I demand better. Find your voice and speak up. And if you aren't sure what to say, find a voice that you trust, who will speak for you, and then add your voice to that. The Eastertide word we speak for revolutionary change is resurrection. Your temple can fall and it can be rebuilt.

Speaker 1:

Your country can collapse, and it can be rebuilt. Your heart can break, and it can be rebuilt. Eugene Peterson reminds us that we cannot do resurrection work alone. Peterson writes, resurrection happens. We do not make it happen.

Speaker 1:

Jesus didn't raise himself from the dead, so remember that the spirit initiates all healing and resurrection. We just get to join in. The people in Ezra and Nehemiah eventually get that temple built, they celebrate. For seven days, they celebrated with joy the festival of unleavened bread because the Lord had filled them with joy by changing the attitude of the king of Assyria so that he assisted them in the work of the house of God, the God of Israel. Now to be clear, the story is not squeaky clean.

Speaker 1:

In a way, the people of God kinda jump into bed with the politicians of their day to get that temple built, so go people.
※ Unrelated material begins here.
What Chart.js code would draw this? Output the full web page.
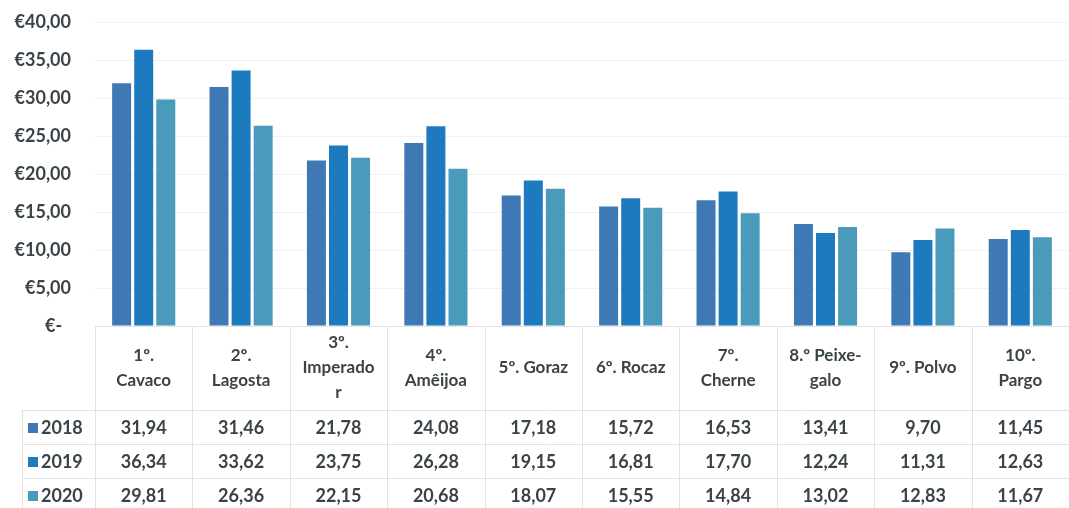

But there is beauty here too. Change is never perfect. Change is messy and complicated, and we get ourselves all turned around when we are in the thick of it. But God doesn't seem to mind that one bit.

Speaker 1:

God will step in to work with us just the way we are. And when I think back on the change that I have been in the thick of in the last few years, change that led me to leave a home I love and a city I love and friends I love, I've thought long and hard about questions like, am I still Bobby? Am I better for this change? And is this the life I actually want to be building? And the answer is yes.

Speaker 1:

I left home to come home. I was alone, and now I have more love in my life than I ever thought possible. And in small, private ways, I bow my head, and I build altars to say thank you. Sometimes you build an altar, and sometimes that altar, it builds you. We could say it like this, sometimes you make change, and sometimes the change, it makes you.

Speaker 1:

We're not done with our journey, but we are grounded, grounded in God who works wonders with our imperfection. And even in the thick of change, God will never cease to amaze. Will you join me in prayer? Our loving God, in whom all hearts are open and all desires known, Some of us love change, the newness, the freshness, the challenge in change. Some of us dread change, the disorientation, the fear, the insecurity that it brings.

Speaker 1:

Jesus, won't you show us your way that leads from death to life, from fear to love, from insecurity to deep trust? So holy spirit, present with us now, enter the places of change in our lives, and through it all, will you heal us of all that harms us. Amen.